YOUR GOAL:
Collect every line that includes the string "chart".

-------------------------

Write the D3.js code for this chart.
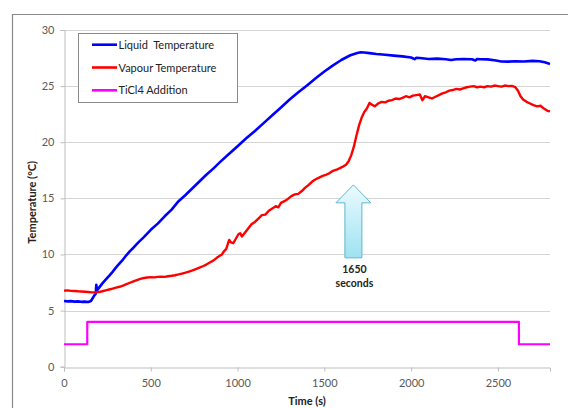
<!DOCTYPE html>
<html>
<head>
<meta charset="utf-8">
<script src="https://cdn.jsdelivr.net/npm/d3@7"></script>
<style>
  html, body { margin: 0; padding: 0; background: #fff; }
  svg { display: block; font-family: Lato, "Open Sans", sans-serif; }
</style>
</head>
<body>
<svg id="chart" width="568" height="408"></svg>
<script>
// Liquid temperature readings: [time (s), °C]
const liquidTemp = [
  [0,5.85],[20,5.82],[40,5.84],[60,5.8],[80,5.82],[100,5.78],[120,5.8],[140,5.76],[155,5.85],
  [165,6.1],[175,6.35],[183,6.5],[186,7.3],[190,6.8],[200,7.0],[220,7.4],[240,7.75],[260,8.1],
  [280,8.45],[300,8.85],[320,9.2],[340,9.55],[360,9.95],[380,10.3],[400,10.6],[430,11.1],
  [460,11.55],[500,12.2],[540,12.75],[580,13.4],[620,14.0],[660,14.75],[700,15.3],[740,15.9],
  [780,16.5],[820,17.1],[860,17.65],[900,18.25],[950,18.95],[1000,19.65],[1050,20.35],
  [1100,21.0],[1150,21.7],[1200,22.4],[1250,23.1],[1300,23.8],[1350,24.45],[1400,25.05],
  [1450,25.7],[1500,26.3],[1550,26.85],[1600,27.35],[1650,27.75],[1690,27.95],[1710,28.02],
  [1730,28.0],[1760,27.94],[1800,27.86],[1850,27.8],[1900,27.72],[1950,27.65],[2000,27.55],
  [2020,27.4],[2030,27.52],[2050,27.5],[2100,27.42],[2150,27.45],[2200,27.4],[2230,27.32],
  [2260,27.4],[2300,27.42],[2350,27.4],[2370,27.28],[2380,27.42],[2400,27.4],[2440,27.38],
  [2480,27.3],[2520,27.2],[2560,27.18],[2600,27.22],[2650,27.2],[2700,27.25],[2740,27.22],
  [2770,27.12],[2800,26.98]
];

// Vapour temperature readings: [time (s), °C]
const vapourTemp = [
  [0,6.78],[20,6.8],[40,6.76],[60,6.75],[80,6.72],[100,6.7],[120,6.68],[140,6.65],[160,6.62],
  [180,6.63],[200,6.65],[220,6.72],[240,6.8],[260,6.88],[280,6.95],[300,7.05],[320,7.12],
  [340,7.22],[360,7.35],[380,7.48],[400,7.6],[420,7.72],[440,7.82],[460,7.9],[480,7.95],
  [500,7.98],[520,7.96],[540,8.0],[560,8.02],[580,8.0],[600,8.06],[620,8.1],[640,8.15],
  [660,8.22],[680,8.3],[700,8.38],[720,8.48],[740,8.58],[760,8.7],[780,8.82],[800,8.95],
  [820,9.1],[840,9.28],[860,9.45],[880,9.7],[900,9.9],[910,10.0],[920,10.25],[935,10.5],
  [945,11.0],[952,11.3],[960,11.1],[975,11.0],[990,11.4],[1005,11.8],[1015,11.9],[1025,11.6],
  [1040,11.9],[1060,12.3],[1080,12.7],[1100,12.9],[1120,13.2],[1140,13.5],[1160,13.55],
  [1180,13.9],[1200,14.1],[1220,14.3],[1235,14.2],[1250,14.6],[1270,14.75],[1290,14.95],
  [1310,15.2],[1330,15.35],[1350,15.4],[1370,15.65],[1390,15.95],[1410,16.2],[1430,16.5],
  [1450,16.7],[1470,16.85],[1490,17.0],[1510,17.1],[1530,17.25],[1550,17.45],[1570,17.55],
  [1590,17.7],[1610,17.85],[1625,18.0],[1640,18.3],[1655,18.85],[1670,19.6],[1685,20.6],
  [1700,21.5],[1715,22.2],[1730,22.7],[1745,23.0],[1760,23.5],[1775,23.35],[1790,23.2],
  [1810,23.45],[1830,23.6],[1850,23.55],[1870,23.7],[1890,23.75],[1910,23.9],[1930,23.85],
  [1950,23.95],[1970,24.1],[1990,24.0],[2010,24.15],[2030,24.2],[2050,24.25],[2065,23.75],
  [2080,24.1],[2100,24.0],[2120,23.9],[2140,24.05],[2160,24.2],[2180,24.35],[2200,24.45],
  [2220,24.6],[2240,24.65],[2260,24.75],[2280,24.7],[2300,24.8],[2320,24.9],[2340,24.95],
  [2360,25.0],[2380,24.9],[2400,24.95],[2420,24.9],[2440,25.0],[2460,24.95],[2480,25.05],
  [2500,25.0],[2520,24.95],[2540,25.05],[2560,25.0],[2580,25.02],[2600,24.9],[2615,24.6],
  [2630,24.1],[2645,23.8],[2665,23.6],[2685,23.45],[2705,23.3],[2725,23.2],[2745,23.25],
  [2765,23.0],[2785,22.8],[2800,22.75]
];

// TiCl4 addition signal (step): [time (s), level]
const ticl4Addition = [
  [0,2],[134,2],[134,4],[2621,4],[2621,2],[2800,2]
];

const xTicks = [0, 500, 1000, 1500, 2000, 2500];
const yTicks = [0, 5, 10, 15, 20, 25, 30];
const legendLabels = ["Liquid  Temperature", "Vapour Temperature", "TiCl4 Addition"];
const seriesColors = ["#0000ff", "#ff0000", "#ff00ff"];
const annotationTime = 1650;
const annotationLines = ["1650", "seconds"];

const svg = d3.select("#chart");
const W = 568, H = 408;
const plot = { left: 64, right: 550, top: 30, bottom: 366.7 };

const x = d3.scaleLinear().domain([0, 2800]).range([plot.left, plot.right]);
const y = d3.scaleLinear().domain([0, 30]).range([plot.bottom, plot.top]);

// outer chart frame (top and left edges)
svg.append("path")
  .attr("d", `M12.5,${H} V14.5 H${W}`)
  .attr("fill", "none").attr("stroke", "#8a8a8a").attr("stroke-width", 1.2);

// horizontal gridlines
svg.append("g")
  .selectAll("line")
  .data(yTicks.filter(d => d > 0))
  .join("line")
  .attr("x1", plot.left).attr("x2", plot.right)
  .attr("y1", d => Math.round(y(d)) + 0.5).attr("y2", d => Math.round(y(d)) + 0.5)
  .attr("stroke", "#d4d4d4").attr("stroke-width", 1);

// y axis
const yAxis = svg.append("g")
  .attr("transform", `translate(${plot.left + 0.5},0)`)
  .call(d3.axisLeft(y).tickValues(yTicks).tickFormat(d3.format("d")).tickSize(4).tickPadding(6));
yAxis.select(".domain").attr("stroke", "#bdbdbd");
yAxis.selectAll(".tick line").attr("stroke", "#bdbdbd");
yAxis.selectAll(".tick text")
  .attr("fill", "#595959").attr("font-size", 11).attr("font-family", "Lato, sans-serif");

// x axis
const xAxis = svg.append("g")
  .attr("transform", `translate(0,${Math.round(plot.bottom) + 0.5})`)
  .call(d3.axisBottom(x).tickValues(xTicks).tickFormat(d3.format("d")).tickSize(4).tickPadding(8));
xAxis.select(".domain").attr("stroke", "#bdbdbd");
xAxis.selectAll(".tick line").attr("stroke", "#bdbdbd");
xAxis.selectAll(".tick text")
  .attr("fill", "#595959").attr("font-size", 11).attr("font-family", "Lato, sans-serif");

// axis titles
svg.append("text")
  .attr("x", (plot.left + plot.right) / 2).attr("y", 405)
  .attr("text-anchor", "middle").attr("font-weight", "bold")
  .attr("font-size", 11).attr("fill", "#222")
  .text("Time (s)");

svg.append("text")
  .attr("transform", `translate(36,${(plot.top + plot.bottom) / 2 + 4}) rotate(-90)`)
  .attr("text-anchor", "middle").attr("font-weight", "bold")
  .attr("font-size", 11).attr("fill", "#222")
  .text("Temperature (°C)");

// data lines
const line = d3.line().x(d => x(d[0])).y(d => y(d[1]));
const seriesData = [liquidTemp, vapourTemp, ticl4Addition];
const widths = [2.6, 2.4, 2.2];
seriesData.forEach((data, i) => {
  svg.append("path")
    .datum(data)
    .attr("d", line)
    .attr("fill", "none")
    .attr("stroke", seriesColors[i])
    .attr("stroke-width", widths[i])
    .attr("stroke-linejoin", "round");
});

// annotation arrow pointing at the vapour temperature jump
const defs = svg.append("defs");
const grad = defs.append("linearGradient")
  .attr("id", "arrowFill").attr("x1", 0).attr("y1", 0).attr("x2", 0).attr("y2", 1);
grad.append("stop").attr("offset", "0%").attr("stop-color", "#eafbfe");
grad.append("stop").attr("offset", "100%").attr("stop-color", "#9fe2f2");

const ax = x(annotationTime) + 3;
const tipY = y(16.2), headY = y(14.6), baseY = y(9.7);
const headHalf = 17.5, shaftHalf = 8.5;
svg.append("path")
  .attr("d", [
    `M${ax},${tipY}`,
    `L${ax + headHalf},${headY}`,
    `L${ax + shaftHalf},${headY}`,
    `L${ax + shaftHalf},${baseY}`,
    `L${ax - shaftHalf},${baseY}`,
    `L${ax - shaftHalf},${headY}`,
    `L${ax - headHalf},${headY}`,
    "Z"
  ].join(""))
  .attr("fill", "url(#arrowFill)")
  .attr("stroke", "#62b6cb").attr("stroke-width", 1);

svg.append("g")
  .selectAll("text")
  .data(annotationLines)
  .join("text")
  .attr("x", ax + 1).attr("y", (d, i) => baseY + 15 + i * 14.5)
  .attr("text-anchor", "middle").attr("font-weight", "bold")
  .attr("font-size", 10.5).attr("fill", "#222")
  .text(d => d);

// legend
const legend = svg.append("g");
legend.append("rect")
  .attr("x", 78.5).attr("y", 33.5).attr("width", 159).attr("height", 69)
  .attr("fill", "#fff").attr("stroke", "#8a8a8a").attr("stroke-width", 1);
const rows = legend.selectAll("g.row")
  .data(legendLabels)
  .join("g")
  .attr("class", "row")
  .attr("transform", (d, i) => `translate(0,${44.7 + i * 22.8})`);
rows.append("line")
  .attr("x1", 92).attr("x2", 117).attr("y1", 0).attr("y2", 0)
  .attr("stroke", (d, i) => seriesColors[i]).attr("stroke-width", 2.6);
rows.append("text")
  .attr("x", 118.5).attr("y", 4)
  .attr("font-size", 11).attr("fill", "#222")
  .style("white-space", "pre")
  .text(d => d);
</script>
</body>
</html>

-------------------------

EXERCISE ANSWER:
Write the D3.js code for this chart.
<svg id="chart" width="568" height="408"></svg>
const svg = d3.select("#chart");
// outer chart frame (top and left edges)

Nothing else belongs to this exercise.